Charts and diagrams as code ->
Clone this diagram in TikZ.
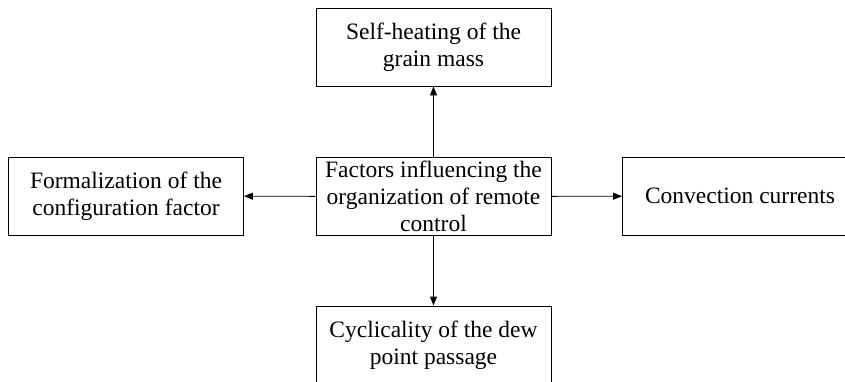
\documentclass[tikz,border=0pt]{standalone}
\usepackage{fontspec}
\setmainfont{Liberation Serif}
\usetikzlibrary{arrows.meta}
\begin{document}
\begin{tikzpicture}[x=1pt,y=1pt,
  box/.style={draw=black,line width=0.9pt,inner sep=0pt,align=center,
    minimum width=235pt,minimum height=78pt,
    font=\fontsize{23.5}{27}\selectfont},
  conn/.style={line width=0.9pt,-{Triangle[length=9pt,width=7pt]}}]
\useasboundingbox (0,0) rectangle (845,381);
\node[box] (c) at (433.5,184.5) {Factors influencing the\\organization of remote\\control};
\node[box] (t) at (433.5,334) {Self-heating of the\\grain mass};
\node[box] (l) at (126,185) {Formalization of the\\configuration factor};
\node[box] (r) at (740,185) {Convection currents};
\node[box] (b) at (433.5,36) {Cyclicality of the dew\\point passage};
\draw[conn] (c) -- (t);
\draw[conn] (c) -- (l);
\draw[conn] (c) -- (r);
\draw[conn] (c) -- (b);
\end{tikzpicture}
\end{document}
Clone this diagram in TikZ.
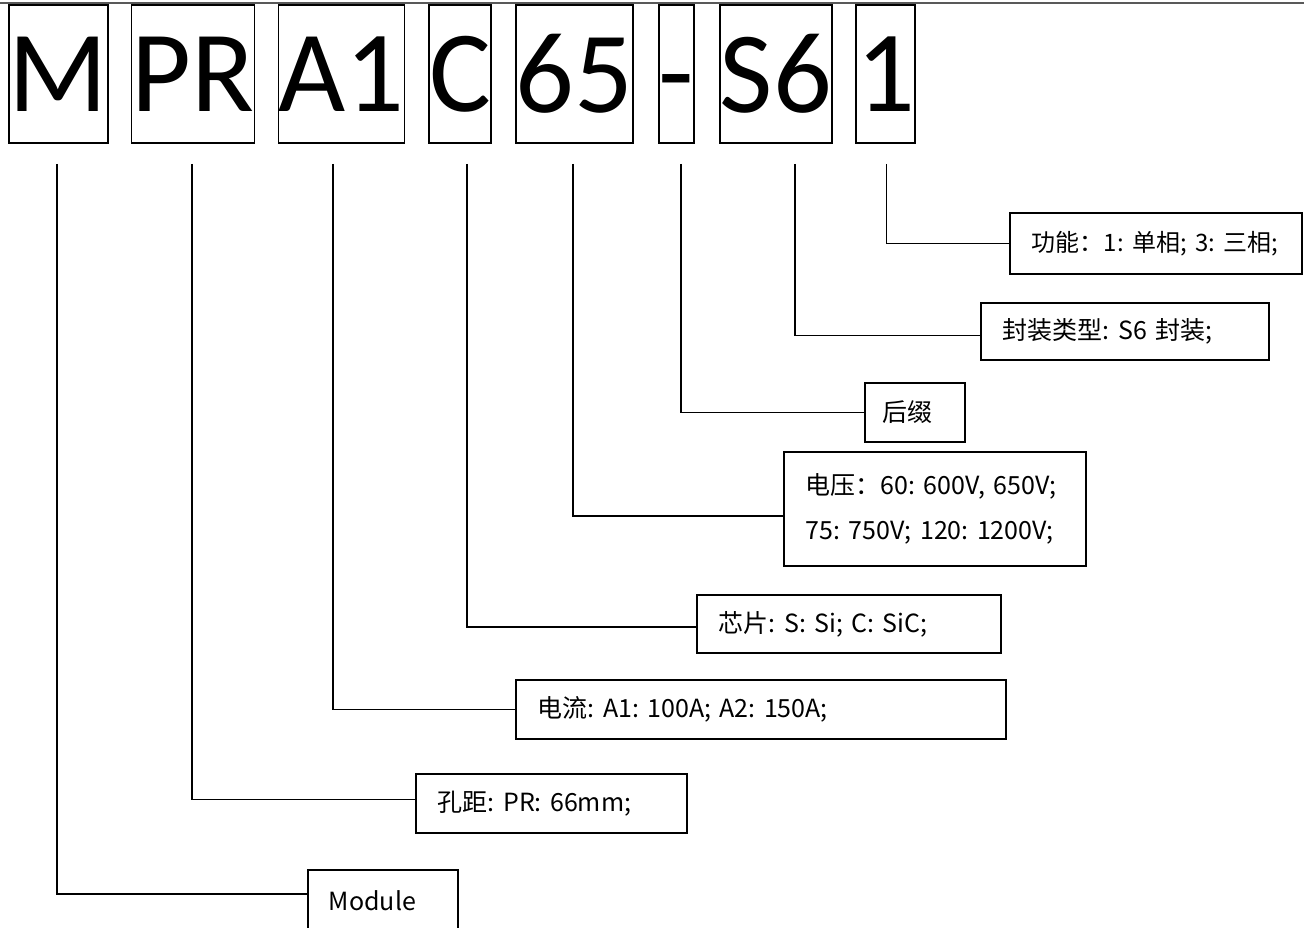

Exercise brief ->
Every line above should be returned exactly; the pictures stay out.

Written response ->
Clone this diagram in TikZ.
\documentclass[tikz,border=0pt]{standalone}
\usepackage{fontspec}
\setmainfont{Liberation Serif}
\usetikzlibrary{arrows.meta}
\begin{document}
\begin{tikzpicture}[x=1pt,y=1pt,
  box/.style={draw=black,line width=0.9pt,inner sep=0pt,align=center,
    minimum width=235pt,minimum height=78pt,
    font=\fontsize{23.5}{27}\selectfont},
  conn/.style={line width=0.9pt,-{Triangle[length=9pt,width=7pt]}}]
\useasboundingbox (0,0) rectangle (845,381);
\node[box] (c) at (433.5,184.5) {Factors influencing the\\organization of remote\\control};
\node[box] (t) at (433.5,334) {Self-heating of the\\grain mass};
\node[box] (l) at (126,185) {Formalization of the\\configuration factor};
\node[box] (r) at (740,185) {Convection currents};
\node[box] (b) at (433.5,36) {Cyclicality of the dew\\point passage};
\draw[conn] (c) -- (t);
\draw[conn] (c) -- (l);
\draw[conn] (c) -- (r);
\draw[conn] (c) -- (b);
\end{tikzpicture}
\end{document}
Clone this diagram in TikZ.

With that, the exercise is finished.